We are looking for the first time when this condition is met, so we need the smallest positive value of $t$. For $\tan(\theta) = -1$, the general solution is $\theta = n\pi - \frac{\pi}{4}$, where $n$ is an integer. To find the smallest positive $\theta$: If $n=0$, $\theta = -\frac{\pi}{4}$ (negative, so $t$ would be negative). If $n=1$, $\theta = \pi - \frac{\pi}{4} = \frac{3\pi}{4}$. This is the smallest positive value for $\theta$.

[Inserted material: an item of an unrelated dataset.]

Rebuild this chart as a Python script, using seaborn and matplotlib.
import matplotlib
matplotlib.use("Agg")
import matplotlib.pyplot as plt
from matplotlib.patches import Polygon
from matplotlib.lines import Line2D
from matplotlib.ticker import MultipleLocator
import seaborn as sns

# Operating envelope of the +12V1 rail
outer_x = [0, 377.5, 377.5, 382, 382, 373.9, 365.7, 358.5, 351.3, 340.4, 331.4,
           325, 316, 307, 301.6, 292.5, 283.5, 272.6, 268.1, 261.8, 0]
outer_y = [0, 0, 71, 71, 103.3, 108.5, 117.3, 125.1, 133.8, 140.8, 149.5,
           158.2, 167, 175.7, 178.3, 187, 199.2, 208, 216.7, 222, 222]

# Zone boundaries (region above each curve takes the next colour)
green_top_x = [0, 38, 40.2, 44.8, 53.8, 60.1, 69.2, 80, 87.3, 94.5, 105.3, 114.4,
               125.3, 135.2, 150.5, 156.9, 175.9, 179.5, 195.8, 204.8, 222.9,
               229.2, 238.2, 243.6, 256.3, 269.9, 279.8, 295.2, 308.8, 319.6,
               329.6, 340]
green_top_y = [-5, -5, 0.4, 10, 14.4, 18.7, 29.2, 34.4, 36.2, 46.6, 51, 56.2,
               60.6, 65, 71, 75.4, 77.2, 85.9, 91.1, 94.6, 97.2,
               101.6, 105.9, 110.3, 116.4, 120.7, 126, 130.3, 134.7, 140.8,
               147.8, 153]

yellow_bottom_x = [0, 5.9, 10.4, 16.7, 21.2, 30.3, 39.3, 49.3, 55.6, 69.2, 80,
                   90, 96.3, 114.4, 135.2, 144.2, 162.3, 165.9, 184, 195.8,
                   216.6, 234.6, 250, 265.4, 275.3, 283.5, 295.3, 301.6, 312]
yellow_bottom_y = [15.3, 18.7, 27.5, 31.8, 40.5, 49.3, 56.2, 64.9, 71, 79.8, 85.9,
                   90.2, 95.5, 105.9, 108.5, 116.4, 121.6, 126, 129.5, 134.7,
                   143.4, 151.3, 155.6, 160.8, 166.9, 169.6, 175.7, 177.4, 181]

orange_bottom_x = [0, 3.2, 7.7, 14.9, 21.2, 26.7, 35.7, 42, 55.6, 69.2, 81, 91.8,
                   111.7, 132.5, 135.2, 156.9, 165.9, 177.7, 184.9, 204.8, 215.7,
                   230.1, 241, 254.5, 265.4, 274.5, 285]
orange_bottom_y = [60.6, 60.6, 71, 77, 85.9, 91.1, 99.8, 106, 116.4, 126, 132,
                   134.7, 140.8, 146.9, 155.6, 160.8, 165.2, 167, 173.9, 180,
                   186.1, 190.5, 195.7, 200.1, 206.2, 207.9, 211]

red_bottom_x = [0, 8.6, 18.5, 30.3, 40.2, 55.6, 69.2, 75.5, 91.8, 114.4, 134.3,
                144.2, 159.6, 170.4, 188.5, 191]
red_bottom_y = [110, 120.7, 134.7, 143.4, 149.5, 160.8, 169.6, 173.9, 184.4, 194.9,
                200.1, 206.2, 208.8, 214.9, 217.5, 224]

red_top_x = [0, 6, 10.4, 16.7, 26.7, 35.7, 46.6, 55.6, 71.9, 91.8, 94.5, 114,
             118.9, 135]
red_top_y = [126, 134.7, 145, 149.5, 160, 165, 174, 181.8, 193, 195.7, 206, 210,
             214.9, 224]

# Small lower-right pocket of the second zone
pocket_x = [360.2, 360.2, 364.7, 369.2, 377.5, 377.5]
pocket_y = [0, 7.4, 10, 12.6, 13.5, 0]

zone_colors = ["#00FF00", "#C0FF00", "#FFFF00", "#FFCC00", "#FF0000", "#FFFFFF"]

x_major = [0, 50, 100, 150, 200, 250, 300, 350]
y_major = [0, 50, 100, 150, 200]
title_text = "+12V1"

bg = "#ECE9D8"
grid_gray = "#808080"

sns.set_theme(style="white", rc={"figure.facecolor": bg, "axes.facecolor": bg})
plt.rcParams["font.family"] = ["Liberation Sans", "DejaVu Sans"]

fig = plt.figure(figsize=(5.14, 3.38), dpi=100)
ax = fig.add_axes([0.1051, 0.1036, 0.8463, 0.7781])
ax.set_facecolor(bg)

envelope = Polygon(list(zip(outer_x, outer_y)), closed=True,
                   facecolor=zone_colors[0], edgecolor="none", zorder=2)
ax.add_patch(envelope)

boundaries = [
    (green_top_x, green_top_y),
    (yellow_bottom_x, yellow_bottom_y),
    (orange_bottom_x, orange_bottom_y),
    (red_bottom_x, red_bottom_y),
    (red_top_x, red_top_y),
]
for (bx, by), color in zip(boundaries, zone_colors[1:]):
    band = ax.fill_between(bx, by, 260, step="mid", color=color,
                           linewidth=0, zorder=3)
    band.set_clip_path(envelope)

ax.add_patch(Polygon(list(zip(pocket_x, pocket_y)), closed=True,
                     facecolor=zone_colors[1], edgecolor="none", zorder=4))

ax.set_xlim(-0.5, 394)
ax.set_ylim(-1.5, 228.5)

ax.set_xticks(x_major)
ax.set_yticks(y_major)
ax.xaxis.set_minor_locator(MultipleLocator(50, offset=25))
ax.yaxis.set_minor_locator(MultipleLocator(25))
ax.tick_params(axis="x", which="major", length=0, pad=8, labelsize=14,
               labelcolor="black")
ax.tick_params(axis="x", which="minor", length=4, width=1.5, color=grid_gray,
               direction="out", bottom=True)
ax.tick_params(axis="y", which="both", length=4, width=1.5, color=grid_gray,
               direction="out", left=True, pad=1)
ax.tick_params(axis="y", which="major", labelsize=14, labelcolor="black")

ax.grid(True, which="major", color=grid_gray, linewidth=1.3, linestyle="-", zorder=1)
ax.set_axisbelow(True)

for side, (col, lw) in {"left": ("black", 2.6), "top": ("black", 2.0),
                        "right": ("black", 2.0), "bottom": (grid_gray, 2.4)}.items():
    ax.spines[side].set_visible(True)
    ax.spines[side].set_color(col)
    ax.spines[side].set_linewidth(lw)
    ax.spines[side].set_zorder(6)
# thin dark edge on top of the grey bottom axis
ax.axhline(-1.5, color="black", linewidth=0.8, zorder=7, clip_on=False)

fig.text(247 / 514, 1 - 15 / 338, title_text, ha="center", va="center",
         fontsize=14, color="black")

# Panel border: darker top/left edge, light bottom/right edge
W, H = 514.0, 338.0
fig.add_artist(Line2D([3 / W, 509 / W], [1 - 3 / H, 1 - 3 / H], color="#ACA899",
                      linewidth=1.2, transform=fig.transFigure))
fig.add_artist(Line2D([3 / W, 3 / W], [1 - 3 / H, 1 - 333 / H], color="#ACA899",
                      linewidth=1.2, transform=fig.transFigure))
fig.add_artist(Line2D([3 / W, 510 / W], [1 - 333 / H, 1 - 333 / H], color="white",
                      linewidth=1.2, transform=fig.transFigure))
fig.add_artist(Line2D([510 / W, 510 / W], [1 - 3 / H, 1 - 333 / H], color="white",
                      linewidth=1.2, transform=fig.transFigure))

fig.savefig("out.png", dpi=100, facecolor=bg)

Now substitute back $\theta = \frac{2\pi}{T} t$: $\frac{2\pi}{T} t = \frac{3\pi}{4}$ $t = \frac{3\pi}{4} \cdot \frac{T}{2\pi}$ $t = \frac{3T}{8}$

At this time $t = \frac{3T}{8}$, the displacement of both blocks will be: $x_1\left(\frac{3T}{8}\right) = A \cos\left(\frac{2\pi}{T} \cdot \frac{3T}{8}\right) = A \cos\left(\frac{3\pi}{4}\right) = A\left(-\frac{1}{\sqrt{2}}\right) = -\frac{A}{\sqrt{2}}$ $x_2\left(\frac{3T}{8}\right) = -A \sin\left(\frac{2\pi}{T} \cdot \frac{3T}{8}\right) = -A \sin\left(\frac{3\pi}{4}\right) = -A\left(\frac{1}{\sqrt{2}}\right) = -\frac{A}{\sqrt{2}}$ Indeed, their displacements are the same.

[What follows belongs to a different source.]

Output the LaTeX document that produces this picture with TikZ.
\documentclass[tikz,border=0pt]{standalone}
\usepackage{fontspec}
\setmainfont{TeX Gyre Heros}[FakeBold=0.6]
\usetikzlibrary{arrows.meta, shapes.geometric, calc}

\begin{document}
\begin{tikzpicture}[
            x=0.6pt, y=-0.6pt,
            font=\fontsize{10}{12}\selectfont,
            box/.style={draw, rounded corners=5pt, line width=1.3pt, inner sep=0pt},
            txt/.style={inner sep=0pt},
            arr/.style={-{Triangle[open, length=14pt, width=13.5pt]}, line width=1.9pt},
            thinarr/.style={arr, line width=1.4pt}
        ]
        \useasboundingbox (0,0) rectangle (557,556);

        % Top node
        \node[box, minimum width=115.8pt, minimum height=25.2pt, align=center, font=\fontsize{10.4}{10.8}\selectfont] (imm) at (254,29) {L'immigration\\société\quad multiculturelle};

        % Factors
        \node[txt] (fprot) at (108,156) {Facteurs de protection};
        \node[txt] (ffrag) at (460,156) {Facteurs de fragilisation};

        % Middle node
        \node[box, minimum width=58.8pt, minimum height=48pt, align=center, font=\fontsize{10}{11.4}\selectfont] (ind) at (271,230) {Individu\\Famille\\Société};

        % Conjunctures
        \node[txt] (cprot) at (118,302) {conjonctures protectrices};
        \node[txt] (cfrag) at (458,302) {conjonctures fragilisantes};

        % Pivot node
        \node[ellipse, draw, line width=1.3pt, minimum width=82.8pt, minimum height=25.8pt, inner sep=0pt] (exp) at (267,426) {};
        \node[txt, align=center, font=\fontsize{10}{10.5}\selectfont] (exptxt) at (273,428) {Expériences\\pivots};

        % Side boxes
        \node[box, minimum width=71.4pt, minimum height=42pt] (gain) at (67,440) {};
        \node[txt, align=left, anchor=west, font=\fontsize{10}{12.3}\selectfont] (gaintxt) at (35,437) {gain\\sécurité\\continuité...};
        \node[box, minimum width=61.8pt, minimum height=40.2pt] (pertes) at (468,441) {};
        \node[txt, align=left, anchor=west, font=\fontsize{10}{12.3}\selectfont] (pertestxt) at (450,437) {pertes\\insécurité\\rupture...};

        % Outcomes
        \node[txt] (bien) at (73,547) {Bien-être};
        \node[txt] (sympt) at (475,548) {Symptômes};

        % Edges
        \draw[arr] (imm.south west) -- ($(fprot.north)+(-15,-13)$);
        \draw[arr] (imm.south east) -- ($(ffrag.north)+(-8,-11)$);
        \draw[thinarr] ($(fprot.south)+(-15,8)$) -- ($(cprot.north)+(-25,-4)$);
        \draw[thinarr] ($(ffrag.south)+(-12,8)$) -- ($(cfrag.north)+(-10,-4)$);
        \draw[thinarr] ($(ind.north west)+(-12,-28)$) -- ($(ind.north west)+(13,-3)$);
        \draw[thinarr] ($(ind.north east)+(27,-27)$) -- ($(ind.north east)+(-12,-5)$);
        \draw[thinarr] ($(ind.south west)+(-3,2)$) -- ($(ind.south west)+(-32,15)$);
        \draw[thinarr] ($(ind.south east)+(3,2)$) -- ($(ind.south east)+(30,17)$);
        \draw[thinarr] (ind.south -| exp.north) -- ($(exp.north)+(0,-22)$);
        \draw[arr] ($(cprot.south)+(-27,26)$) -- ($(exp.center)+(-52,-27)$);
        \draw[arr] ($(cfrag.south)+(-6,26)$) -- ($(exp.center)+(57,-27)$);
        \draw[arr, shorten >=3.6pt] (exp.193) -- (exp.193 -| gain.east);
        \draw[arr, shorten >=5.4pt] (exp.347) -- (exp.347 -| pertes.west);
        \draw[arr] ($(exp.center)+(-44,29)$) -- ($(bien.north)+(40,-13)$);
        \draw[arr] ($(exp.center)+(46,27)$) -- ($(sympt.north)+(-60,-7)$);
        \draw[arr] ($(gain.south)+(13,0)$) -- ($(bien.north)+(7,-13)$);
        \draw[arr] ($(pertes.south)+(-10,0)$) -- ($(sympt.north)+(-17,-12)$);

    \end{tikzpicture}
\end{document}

The final answer is $\frac{3T}{8}$.

Explanation of the solution:

1. Formulate SHM equations:
   • Body 1 starts at right extreme ($x=A$ at $t=0$), so its displacement is $x_1(t) = A \cos(\omega t)$.
   • Body 2 starts at equilibrium ($x=0$ at $t=0$) and moves left ($v<0$), so its displacement is $x_2(t) = -A \sin(\omega t)$.
2. Equate displacements: Set $x_1(t) = x_2(t)$. $A \cos(\omega t) = -A \sin(\omega t)$
3. Solve trigonometric equation: $\cos(\omega t) = -\sin(\omega t) \implies \tan(\omega t) = -1$.
4. Find smallest positive time: Let $\theta = \omega t$. The smallest positive solution for $\tan(\theta) = -1$ is $\theta = \frac{3\pi}{4}$. Substitute $\omega = \frac{2\pi}{T}$: $\frac{2\pi}{T} t = \frac{3\pi}{4}$ $t = \frac{3T}{8}$

Answer: The time when both the blocks will have the same displacement from the equilibrium position is $\frac{3T}{8}$.